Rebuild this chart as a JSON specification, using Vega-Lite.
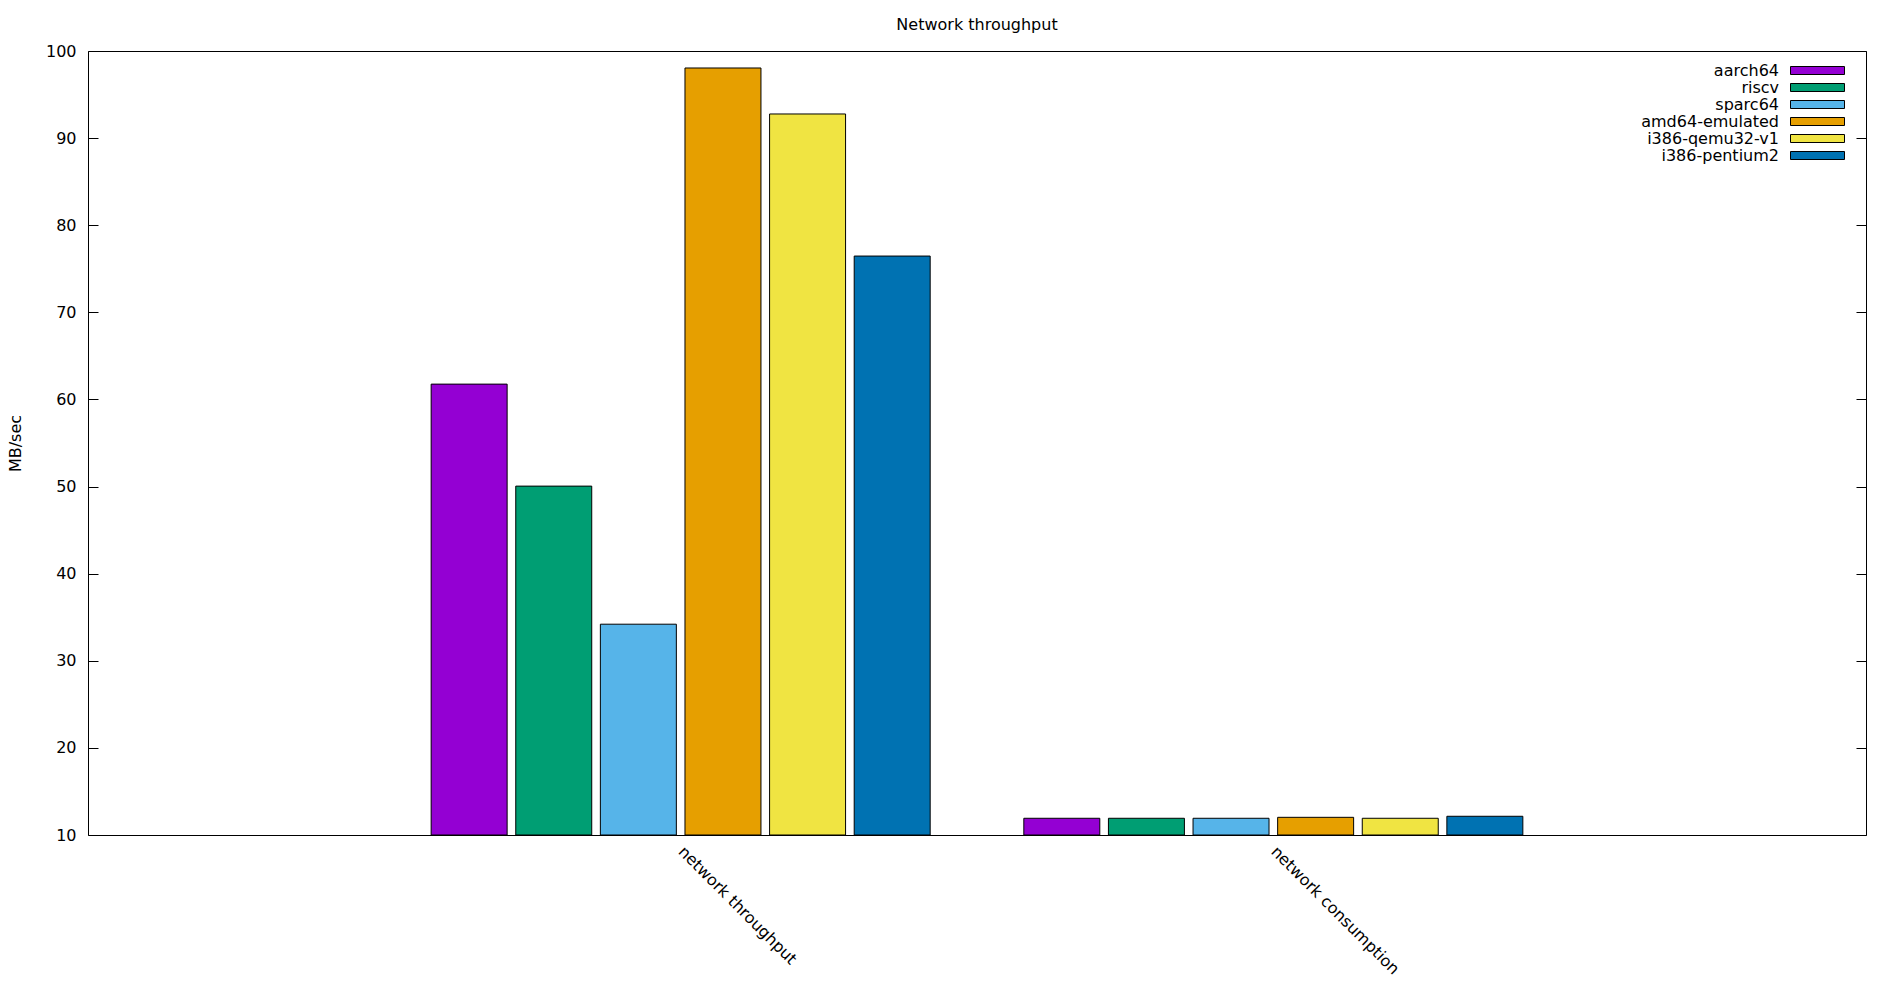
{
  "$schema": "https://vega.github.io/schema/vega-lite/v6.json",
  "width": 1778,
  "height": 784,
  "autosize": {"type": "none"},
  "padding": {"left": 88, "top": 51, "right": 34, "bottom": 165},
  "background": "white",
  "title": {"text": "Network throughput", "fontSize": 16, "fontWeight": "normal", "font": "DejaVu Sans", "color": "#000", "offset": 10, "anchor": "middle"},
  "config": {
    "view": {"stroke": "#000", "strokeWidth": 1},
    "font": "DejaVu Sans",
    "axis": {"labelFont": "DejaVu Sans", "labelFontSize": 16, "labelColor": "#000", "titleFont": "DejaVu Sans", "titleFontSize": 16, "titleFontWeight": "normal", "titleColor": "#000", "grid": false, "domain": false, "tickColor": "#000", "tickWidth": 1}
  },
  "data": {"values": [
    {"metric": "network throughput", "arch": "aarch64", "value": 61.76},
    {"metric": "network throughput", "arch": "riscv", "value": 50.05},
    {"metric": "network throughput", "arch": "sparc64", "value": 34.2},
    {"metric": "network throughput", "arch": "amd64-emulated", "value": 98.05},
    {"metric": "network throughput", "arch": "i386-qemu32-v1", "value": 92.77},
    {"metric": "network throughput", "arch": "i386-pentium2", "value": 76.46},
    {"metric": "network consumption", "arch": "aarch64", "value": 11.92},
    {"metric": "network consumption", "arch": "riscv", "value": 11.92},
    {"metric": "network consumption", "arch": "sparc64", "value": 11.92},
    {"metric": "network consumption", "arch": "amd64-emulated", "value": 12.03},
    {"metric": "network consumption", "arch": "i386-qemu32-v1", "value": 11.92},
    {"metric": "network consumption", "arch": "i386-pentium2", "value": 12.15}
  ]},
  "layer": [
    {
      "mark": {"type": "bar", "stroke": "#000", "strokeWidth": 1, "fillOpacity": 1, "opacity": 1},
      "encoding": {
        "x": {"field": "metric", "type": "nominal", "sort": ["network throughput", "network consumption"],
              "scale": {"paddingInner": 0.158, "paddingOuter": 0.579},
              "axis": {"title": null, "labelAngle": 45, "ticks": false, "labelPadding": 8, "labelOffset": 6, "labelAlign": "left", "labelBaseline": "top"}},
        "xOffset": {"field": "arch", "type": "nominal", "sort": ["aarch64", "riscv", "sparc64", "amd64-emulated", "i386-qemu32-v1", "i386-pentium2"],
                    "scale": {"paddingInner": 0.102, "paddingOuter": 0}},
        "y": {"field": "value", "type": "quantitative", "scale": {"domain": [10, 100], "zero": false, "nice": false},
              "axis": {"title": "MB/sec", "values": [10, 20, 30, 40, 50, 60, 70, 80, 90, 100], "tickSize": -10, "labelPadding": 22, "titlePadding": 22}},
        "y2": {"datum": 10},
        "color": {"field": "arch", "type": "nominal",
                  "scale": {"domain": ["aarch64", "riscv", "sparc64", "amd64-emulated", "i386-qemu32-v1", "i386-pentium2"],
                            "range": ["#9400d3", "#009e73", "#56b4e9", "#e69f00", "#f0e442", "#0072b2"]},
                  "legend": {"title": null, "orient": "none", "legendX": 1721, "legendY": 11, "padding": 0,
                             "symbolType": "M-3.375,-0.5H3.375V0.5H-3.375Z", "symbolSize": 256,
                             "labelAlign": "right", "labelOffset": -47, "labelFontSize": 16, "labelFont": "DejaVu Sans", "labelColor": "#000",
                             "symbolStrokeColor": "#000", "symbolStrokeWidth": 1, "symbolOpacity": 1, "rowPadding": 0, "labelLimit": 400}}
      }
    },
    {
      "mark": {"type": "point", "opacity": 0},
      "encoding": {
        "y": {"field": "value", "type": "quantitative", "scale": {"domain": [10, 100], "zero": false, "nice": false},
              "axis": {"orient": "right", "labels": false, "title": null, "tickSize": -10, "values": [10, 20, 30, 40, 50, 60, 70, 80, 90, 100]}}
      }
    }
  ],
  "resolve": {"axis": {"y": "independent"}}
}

= = = = = = =

**Exercise prompt**
Make an exact copy of the listing above. Do not include the pictures.

**Finished answer**
Rebuild this chart as a JSON specification, using Vega-Lite.
{
  "$schema": "https://vega.github.io/schema/vega-lite/v6.json",
  "width": 1778,
  "height": 784,
  "autosize": {"type": "none"},
  "padding": {"left": 88, "top": 51, "right": 34, "bottom": 165},
  "background": "white",
  "title": {"text": "Network throughput", "fontSize": 16, "fontWeight": "normal", "font": "DejaVu Sans", "color": "#000", "offset": 10, "anchor": "middle"},
  "config": {
    "view": {"stroke": "#000", "strokeWidth": 1},
    "font": "DejaVu Sans",
    "axis": {"labelFont": "DejaVu Sans", "labelFontSize": 16, "labelColor": "#000", "titleFont": "DejaVu Sans", "titleFontSize": 16, "titleFontWeight": "normal", "titleColor": "#000", "grid": false, "domain": false, "tickColor": "#000", "tickWidth": 1}
  },
  "data": {"values": [
    {"metric": "network throughput", "arch": "aarch64", "value": 61.76},
    {"metric": "network throughput", "arch": "riscv", "value": 50.05},
    {"metric": "network throughput", "arch": "sparc64", "value": 34.2},
    {"metric": "network throughput", "arch": "amd64-emulated", "value": 98.05},
    {"metric": "network throughput", "arch": "i386-qemu32-v1", "value": 92.77},
    {"metric": "network throughput", "arch": "i386-pentium2", "value": 76.46},
    {"metric": "network consumption", "arch": "aarch64", "value": 11.92},
    {"metric": "network consumption", "arch": "riscv", "value": 11.92},
    {"metric": "network consumption", "arch": "sparc64", "value": 11.92},
    {"metric": "network consumption", "arch": "amd64-emulated", "value": 12.03},
    {"metric": "network consumption", "arch": "i386-qemu32-v1", "value": 11.92},
    {"metric": "network consumption", "arch": "i386-pentium2", "value": 12.15}
  ]},
  "layer": [
    {
      "mark": {"type": "bar", "stroke": "#000", "strokeWidth": 1, "fillOpacity": 1, "opacity": 1},
      "encoding": {
        "x": {"field": "metric", "type": "nominal", "sort": ["network throughput", "network consumption"],
              "scale": {"paddingInner": 0.158, "paddingOuter": 0.579},
              "axis": {"title": null, "labelAngle": 45, "ticks": false, "labelPadding": 8, "labelOffset": 6, "labelAlign": "left", "labelBaseline": "top"}},
        "xOffset": {"field": "arch", "type": "nominal", "sort": ["aarch64", "riscv", "sparc64", "amd64-emulated", "i386-qemu32-v1", "i386-pentium2"],
                    "scale": {"paddingInner": 0.102, "paddingOuter": 0}},
        "y": {"field": "value", "type": "quantitative", "scale": {"domain": [10, 100], "zero": false, "nice": false},
              "axis": {"title": "MB/sec", "values": [10, 20, 30, 40, 50, 60, 70, 80, 90, 100], "tickSize": -10, "labelPadding": 22, "titlePadding": 22}},
        "y2": {"datum": 10},
        "color": {"field": "arch", "type": "nominal",
                  "scale": {"domain": ["aarch64", "riscv", "sparc64", "amd64-emulated", "i386-qemu32-v1", "i386-pentium2"],
                            "range": ["#9400d3", "#009e73", "#56b4e9", "#e69f00", "#f0e442", "#0072b2"]},
                  "legend": {"title": null, "orient": "none", "legendX": 1721, "legendY": 11, "padding": 0,
                             "symbolType": "M-3.375,-0.5H3.375V0.5H-3.375Z", "symbolSize": 256,
                             "labelAlign": "right", "labelOffset": -47, "labelFontSize": 16, "labelFont": "DejaVu Sans", "labelColor": "#000",
                             "symbolStrokeColor": "#000", "symbolStrokeWidth": 1, "symbolOpacity": 1, "rowPadding": 0, "labelLimit": 400}}
      }
    },
    {
      "mark": {"type": "point", "opacity": 0},
      "encoding": {
        "y": {"field": "value", "type": "quantitative", "scale": {"domain": [10, 100], "zero": false, "nice": false},
              "axis": {"orient": "right", "labels": false, "title": null, "tickSize": -10, "values": [10, 20, 30, 40, 50, 60, 70, 80, 90, 100]}}
      }
    }
  ],
  "resolve": {"axis": {"y": "independent"}}
}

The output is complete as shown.